The November issue of Gefira takes a closer look at France’s changing ethnic composition which already translates into the country’s economy, its welfare system, the cohesiveness of society, internal tensions and problems of “systemic racism” unknown to any previous generations. The knowledge of the racial makeup is barred from an average inquirer; yet, what one man wants to hide, the other is certain to uncover in one way or another. Thus, though the French law forbids tallying the racial, ethnic or religious percentage of the Republic’s citizenry, the number of Muslim names and especially the sickle cell disease testing which is administered to risk – i.e. Third World – population cohorts not to mention everyday experience – the visual survey of the inhabitants of towns and cities plus sportsmen representing France – provide factual information in this respect. Besides, the European Union – and France is one of the two pillars of it – makes no bones about it: resettlement from the Third World to Europe ranks among its most ambitious projects and as such it is well under way. Unless the current course is reversed, France’s as well as Germany’s, Great Britain’s or Sweden’s destinies are sealed. Beyond 2050 the Western world is going to be a part of the Third World with its population resembling that of India or Mexico. The France of 2050 will be to the France of 1950 what the Turkish Empire was to the Byzantine Empire.

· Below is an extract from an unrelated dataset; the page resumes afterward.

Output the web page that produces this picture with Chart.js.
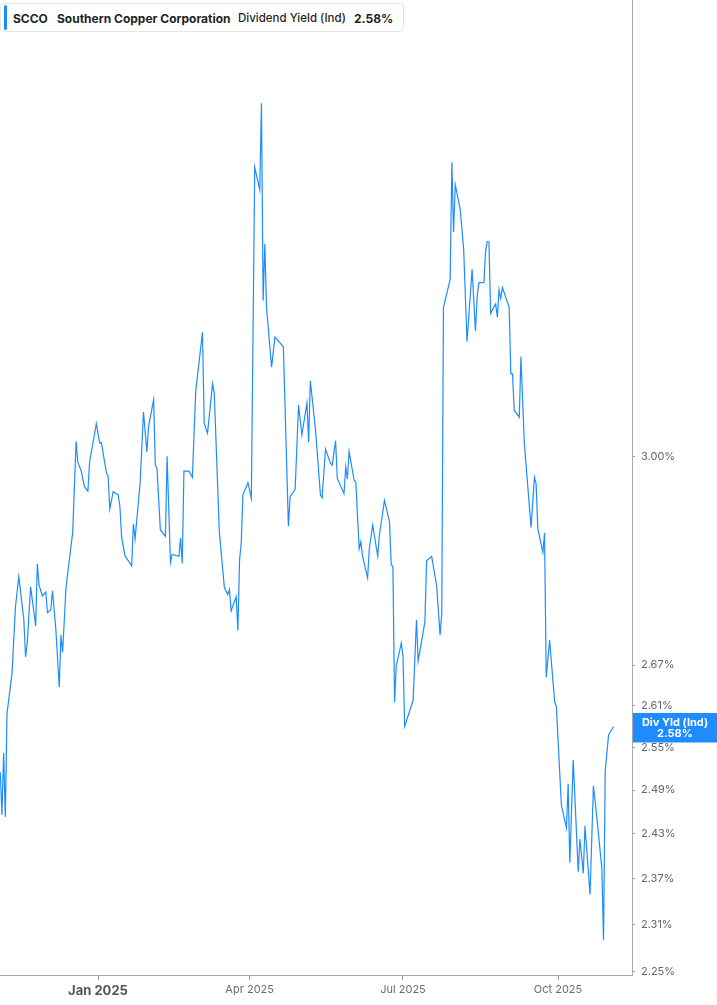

Similarly profound changes are taking place in the world of finances. Modern Money Theory is replacing both the Austrian School of Economics and the Keynesian economic principles. What does MMT advocate? It advocates money creation and spending without regard for the hitherto binding controls along with the non-observance of anything that classical economists held as canon rules. Hence quantitative easing and negative interest rates. Since money is no longer pegged to gold, everything is allowable. The be-all and end-all of the MMT approach is to maintain and possibly advance growth, that fetish of present-day economists. Such financial policy requires an ever stricter surveillance over the amount of money, which is going to be made easier by the introduction of digital money as the only means of exchange. We are in for it. One might be well-advised to already say goodbye to banknotes and coins. Everybody’s finances – for want of any other means by necessity handled in an electronic way – will be made plain to see for the masters of the world who will be able to gain an insight into our pecuniary settlements via powerful computer systems without leaving their offices. A carrot bought or sold in a village miles off the beaten track will not escape the notice of the powers that be unless… unless people revert to barter. What a world to live in!